The next offering of the Vernon Film Society, Tamara Drewe, is based on a graphic novel written by Posy Simmonds, which was serialized in Britain’s Guardian newspaper.
It in turn was inspired by the classic novel Far From the Madding Crowd by Thomas Hardy.
Readers will recall Hardy’s novels took place in a fictionalized Dorset in Southern England. The movie takes full advantage of the same glorious countryside as it follows the story of Tamara (Gemma Arterton) on her return to her native village.
She is there to sell her late mother’s house, a re-made young woman from the village girl she was, having achieved success in London and a nose job. She is now a famous newspaper columnist and her return results in all kinds of mayhem amongst the male population.
The village is the site of a writers’ retreat run by Nicholas (Roger Allum) –– a pompous and serially unfaithful best-selling novelist. Add in boyfriend Ben (Dominic Cooper of Mamma Mia) and old boyfriend Andy Cobb (Luke Evans), now an odd-job man, plus a morose American academic, and the possibilities for fun and games are endless.

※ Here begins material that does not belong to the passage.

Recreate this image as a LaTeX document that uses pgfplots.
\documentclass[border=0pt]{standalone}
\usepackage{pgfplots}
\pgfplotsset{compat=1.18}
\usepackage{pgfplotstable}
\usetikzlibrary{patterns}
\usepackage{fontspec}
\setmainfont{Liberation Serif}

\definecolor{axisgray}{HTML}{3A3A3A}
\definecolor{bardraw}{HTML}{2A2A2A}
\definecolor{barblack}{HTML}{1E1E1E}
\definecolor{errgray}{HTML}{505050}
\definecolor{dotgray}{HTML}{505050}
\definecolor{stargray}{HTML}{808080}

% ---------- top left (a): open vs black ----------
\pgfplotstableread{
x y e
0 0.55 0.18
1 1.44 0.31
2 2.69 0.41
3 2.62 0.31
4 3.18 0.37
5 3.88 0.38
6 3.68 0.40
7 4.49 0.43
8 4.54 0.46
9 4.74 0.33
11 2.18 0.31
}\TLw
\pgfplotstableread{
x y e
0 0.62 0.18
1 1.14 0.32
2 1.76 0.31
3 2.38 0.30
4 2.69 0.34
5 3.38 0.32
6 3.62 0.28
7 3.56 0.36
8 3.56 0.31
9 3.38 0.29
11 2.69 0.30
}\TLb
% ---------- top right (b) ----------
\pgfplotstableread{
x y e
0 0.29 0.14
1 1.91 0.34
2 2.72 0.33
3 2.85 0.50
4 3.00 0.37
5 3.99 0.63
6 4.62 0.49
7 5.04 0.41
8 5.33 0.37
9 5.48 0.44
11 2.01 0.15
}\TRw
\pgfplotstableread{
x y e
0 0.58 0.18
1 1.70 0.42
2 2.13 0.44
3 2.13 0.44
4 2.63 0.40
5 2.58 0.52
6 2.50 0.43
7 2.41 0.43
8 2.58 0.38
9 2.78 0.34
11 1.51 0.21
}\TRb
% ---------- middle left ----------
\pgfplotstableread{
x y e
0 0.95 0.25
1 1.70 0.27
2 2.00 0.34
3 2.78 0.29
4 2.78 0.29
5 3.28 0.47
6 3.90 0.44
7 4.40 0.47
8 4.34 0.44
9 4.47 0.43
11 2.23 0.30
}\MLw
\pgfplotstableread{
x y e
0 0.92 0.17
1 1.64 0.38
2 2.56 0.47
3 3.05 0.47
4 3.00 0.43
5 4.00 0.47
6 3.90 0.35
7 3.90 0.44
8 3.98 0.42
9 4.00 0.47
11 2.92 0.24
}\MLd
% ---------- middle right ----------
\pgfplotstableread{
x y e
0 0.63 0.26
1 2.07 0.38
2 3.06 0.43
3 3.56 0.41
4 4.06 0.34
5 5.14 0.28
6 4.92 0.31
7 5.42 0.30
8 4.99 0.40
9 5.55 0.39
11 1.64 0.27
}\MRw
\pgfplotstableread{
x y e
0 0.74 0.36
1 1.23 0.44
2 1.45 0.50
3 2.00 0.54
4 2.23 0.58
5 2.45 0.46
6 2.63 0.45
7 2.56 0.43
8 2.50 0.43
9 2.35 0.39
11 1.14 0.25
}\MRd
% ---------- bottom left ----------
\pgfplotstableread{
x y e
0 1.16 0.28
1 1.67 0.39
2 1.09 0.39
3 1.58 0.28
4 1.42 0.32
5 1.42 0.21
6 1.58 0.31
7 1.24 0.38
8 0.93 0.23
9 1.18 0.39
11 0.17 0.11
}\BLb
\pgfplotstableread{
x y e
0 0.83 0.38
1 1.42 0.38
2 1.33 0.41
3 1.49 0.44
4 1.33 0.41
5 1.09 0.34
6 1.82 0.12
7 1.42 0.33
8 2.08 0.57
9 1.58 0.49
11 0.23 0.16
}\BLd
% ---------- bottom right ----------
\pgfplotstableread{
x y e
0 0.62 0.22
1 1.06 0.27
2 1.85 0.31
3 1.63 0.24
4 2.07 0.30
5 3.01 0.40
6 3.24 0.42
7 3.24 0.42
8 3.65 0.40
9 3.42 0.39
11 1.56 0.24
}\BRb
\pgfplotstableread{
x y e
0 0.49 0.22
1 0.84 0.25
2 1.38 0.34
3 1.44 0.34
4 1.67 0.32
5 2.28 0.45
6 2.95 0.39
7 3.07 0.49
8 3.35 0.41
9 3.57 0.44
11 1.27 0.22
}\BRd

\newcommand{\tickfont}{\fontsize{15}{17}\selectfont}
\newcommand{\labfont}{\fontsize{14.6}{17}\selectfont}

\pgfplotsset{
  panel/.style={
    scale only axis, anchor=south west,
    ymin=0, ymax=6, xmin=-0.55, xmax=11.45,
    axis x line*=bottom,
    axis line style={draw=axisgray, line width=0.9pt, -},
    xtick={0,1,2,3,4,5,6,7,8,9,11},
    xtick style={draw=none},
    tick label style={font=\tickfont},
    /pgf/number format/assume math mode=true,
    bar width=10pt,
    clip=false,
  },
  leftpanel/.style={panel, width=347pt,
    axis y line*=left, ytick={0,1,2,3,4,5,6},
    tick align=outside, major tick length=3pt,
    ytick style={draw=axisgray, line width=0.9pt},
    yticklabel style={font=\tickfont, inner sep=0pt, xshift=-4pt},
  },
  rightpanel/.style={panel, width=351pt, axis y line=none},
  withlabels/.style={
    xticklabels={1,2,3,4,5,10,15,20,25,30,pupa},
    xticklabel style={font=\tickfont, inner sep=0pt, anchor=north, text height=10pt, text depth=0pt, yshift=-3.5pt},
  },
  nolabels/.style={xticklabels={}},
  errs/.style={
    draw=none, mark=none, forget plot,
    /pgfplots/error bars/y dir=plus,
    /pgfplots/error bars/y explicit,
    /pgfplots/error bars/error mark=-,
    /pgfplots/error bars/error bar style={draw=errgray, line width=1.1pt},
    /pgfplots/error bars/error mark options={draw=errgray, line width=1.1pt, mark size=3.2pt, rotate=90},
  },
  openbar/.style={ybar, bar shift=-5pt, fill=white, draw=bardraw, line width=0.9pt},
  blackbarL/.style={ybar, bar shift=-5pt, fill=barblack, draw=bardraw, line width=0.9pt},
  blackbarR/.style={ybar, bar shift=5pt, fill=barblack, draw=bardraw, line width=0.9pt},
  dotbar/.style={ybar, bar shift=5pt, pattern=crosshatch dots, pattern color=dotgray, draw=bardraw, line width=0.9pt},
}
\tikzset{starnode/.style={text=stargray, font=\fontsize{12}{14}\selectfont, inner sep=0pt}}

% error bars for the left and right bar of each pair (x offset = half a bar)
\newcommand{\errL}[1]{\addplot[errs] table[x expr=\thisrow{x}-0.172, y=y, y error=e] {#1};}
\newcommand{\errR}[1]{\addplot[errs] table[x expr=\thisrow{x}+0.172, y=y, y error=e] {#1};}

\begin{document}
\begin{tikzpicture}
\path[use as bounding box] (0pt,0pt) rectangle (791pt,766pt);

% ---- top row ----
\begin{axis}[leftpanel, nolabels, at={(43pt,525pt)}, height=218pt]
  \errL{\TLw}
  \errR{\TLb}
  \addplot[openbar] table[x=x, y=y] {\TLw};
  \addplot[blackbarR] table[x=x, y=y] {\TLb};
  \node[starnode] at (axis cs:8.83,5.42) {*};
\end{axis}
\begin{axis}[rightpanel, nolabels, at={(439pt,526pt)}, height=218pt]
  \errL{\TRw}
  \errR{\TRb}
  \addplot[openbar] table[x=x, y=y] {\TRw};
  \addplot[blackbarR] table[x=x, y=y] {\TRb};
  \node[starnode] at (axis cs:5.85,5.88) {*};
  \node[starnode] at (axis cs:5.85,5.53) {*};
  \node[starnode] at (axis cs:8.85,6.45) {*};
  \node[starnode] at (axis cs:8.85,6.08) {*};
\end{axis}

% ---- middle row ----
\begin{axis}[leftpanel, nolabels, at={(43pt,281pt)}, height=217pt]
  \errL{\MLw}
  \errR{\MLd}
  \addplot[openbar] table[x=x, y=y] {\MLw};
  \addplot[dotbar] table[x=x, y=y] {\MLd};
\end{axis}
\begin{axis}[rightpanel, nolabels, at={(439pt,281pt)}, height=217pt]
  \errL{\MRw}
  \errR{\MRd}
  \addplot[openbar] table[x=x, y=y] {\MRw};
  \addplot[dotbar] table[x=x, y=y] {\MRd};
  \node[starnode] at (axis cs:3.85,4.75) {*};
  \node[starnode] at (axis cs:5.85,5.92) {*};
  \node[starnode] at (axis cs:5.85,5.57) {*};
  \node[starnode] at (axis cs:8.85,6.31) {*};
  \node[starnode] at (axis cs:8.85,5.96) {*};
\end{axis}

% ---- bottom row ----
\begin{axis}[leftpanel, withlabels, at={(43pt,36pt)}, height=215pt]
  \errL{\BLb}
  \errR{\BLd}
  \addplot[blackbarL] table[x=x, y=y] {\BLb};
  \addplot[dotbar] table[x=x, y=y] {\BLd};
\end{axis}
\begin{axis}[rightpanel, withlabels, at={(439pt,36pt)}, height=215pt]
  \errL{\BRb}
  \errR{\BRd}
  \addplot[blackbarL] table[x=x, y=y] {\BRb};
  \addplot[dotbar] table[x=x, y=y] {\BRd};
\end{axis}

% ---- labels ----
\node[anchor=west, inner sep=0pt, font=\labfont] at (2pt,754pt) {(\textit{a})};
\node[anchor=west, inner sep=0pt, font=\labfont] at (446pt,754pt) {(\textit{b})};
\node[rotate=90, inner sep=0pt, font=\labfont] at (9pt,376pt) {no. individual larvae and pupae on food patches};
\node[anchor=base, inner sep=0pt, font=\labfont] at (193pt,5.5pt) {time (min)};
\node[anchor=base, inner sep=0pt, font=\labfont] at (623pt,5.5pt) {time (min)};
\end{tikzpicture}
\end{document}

A number of reviewers have compared Arterton to a young Catherine Zeta-Jones in Darling Buds of May, another bucolic English comedy.
Two bored young teen girls have a lot to do with the troubles that ensue for everyone in Ewedown, the fictitious village, where they lurk in bus shelters and behind hedges spying on everyone.
Stephen Frears, director of The Queen and Dirty Pretty Things, has given us a welcome break from serious issues so we may enjoy a romantic romp in beautiful English countryside with characters, who though they are foolish and flawed people, are great to spend time with.
Tamara Drewe shows at Vernon’s Towne Cinema Monday at 5:15 and 7:45 p.m. Tickets are $7, and are now available at the Bean Scene and the Towne. The theatre’s box office opens at 4:30 p.m.